There have been several major bankruptcies over the last year. Delta and Northwest declared bankruptcy within the last few months. Yesterday Delphi declared bankruptcy. Following United Airlines lead, I would expect all three to pass their underfunded pensions to the Pension Benefit Guaranty Corporation (PBGC) which is already showing a large deficit. If this happens, two parties will be hurt: US taxpayers and pension plan beneficiaries.

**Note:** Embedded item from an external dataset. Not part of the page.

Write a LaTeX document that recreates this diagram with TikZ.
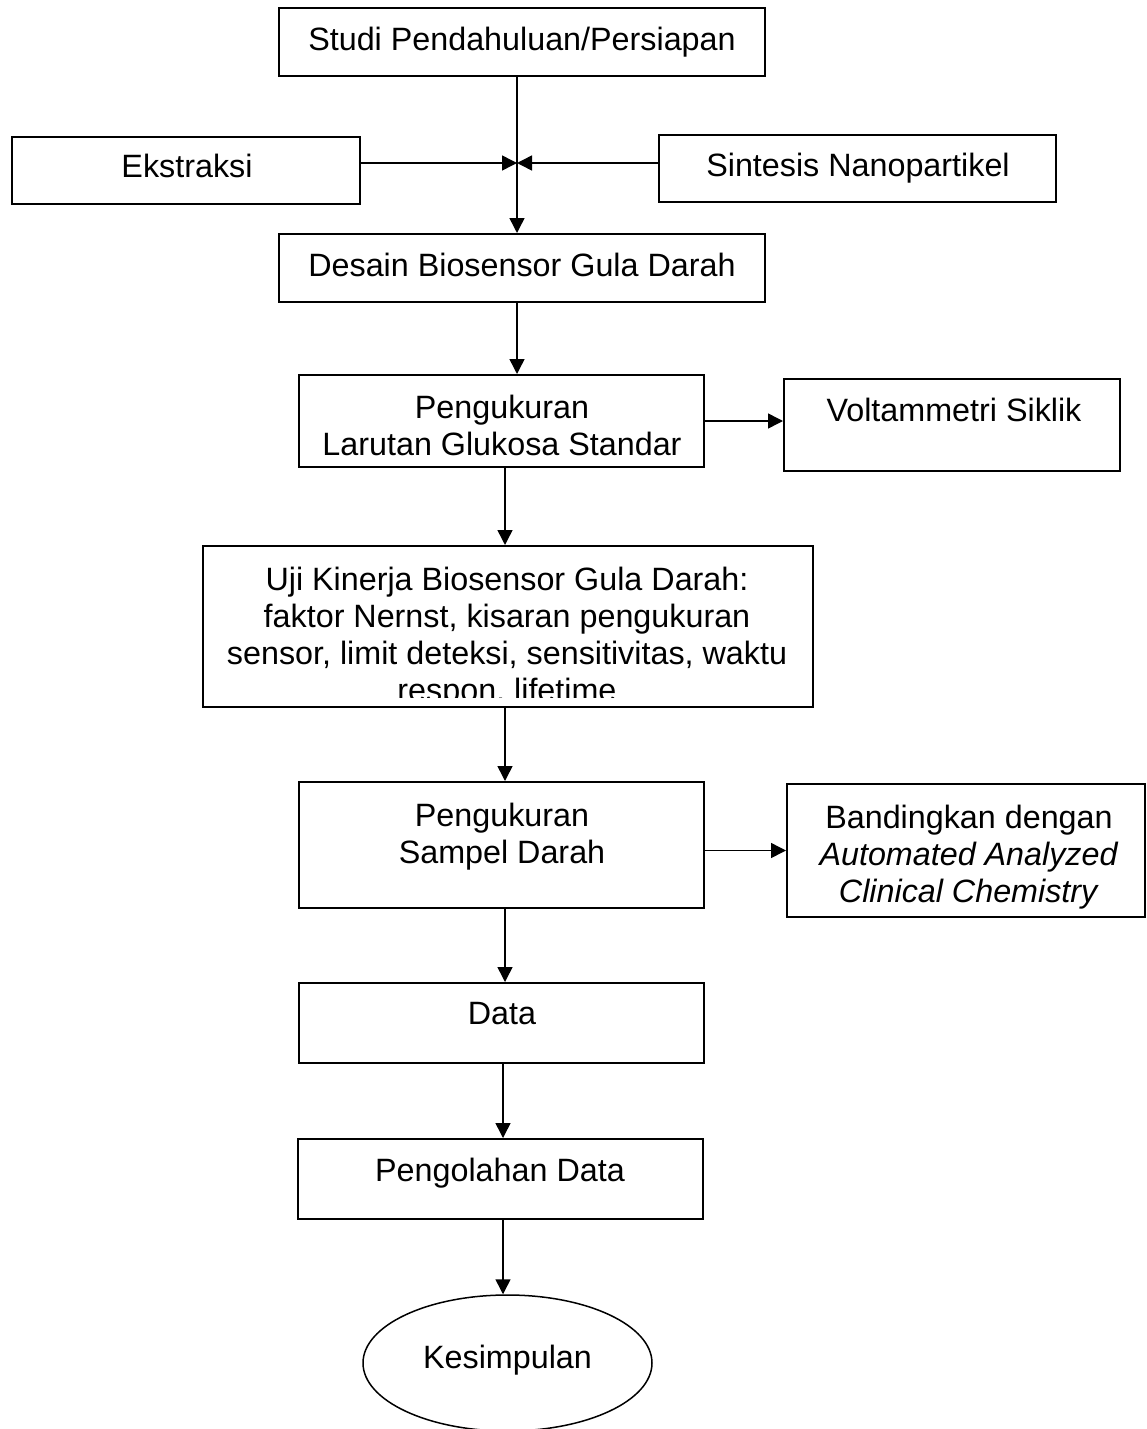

The pension crisis has been building for some time. Here is an oversimplified timeline. Until the early 1980s, most pensions were defined benefit plans. In these plans, each person will usually receive x% of their annual pay for their retirement income. For example, if a beneficiary’s annual income was $50,000/year, their retirement income would be 80% of $50,000, or $40,000 or something similar in structure. The beneficiary would consistently pay into the pension fund during their employment. Companies would have to contribute to these plans to enable the plans to pay their respective obligations. This is where on of the current problems occurs. Companies have routinely under-contributed or not contributed to their respective pension plans. Hence many plans are underfunded, or not able to pay all their respective beneficiaries.
In addition, when the PBGC takes over a plan, they do not pay all of the plans respective obligations. According to this table, the maximum benefit the PBGC will pay for a plan terminating in 2004 is $44,386.32/year. While this is not necessarily a bad thing, suppose the PBGC takes over an airline’s pension (like United’s) where some people (like pilots) were expecting a larger retirement payment – perhaps twice as large. These people who have been planning a retirement with income of X must now adjust to an income half as much as expected:
Murray Specktor, a first officer who flew Boeing 747-400s on Northwest Airlines’ Asian routes, took early retirement this year at the age of 52, knowing he wouldn’t get a huge pension.
But now that the carrier has filed for bankruptcy protection, he fears his monthly payments will be cut as much as 70 percent.
When the government takes over a pension plan, the payouts usually don’t change. But with airlines, pilots and sometimes other employees can take enormous hits when a plan is turned over to the PBGC. Federal law limits annual pension payments for plans canceled in 2005 to $45,613 for people who retire at age 65.
That would be a big hit for Les McNamee, who retired from Northwest in 2001 and draws an annual pension of $94,000. But McNamee, who still works fulltime flying corporate jets, said he’s saved diligently and is more concerned for other pilots than for himself.
Some people may have trouble sympathizing with well-paid pilots, said Norman Stein, a pension expert at the University of Alabama School of Law. But he pointed out that for many pilots, it’s almost too late to make up the difference.
“I think there’s something wrong with a system that can change, with the stroke of a pen, a $150,000 pension to a $35,000 pension overnight,” Stein said.
According to the PBGC’s latest annual report, they have a 23 billion dollar deficit. This is before they took over United’s pension plan, which was one of the largest pension defaults in US history. Now we have three new large bankruptcies with huge underfunded pension liabilities. According to the Heritage Foundation, Delta’s pension is underfunded by $10.6 billion, Northwest’s is $5.6 billion and Delphi’s is 4.7 billion. With these three bankruptcies, the PBGC’s deficit could double by the end of the year. The US taxpayer will be responsible for this.
For those of you reading this who are saying to themselves “it’s those damn unions”, please answer this question: “Why is democracy OK for Iraqis but not US employees?” A union is a group of people who use democratic principles to advance their objectives. Isn’t that what America is about?